Ich habe mich so weit in mich zurückgezogen, dass ich andere Leute und teilweise die Realität nicht mehr erreichen kann. Nüchtern halte ich das Leben kaum noch aus. Nüchtern bin ich unglücklich, betrunken oder high aber auch. Alleine bin ich unglücklich, unter Leuten umso mehr. Ich weiß nicht, ob ich mir überhaupt Ziele setzen kann. Meistens will ich nirgendwo und niemand sein.
Ich kann sowohl mein äußeres, als auch mein inneres nicht mehr ertragen. Die letzten Jahre habe ich immer nur darauf gewartet, dass der Tag vorbei ist, über Wochen, Monate, Jahre. Eigentlich habe ich immer nur auf den Tod gewartet, wollte mich immer nur verstecken.

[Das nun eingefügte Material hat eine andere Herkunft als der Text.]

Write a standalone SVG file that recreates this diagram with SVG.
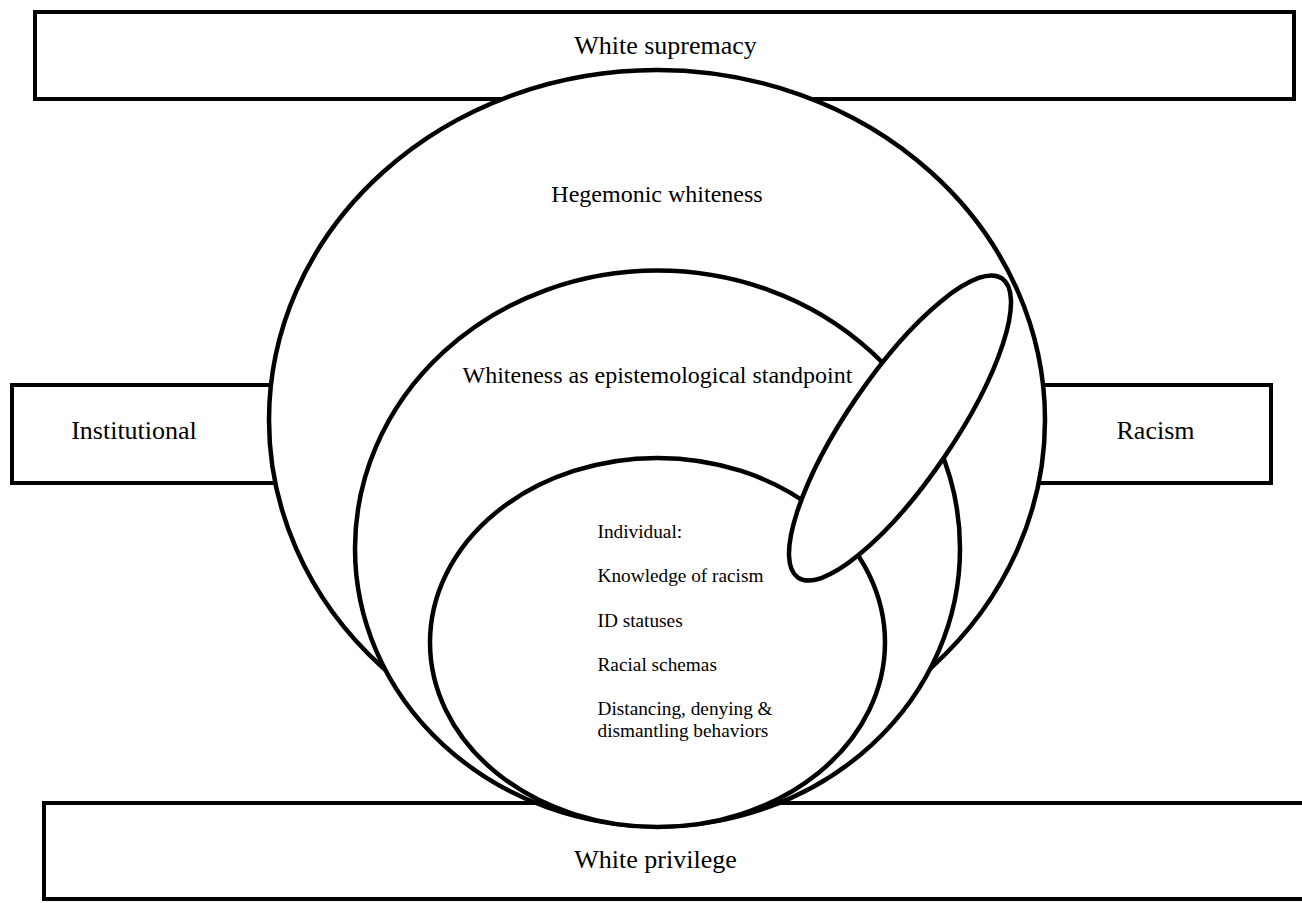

Jetzt bin ich plötzlich hier, aber irgendwie auch nicht. Irgendwie ist auch dieser Tag schon vorbei, irgendwie sind schon wieder Jahre vergangen. Vielleicht habe ich es nie gelernt, mit anderen Leuten zu kommunizieren. Jetzt ist das Abitur vorbei, eigentlich eröffnet sich jetzt das Leben für mich. Aber trotzdem fühlt es sich so an, als wäre ich in meinen letzten Tagen.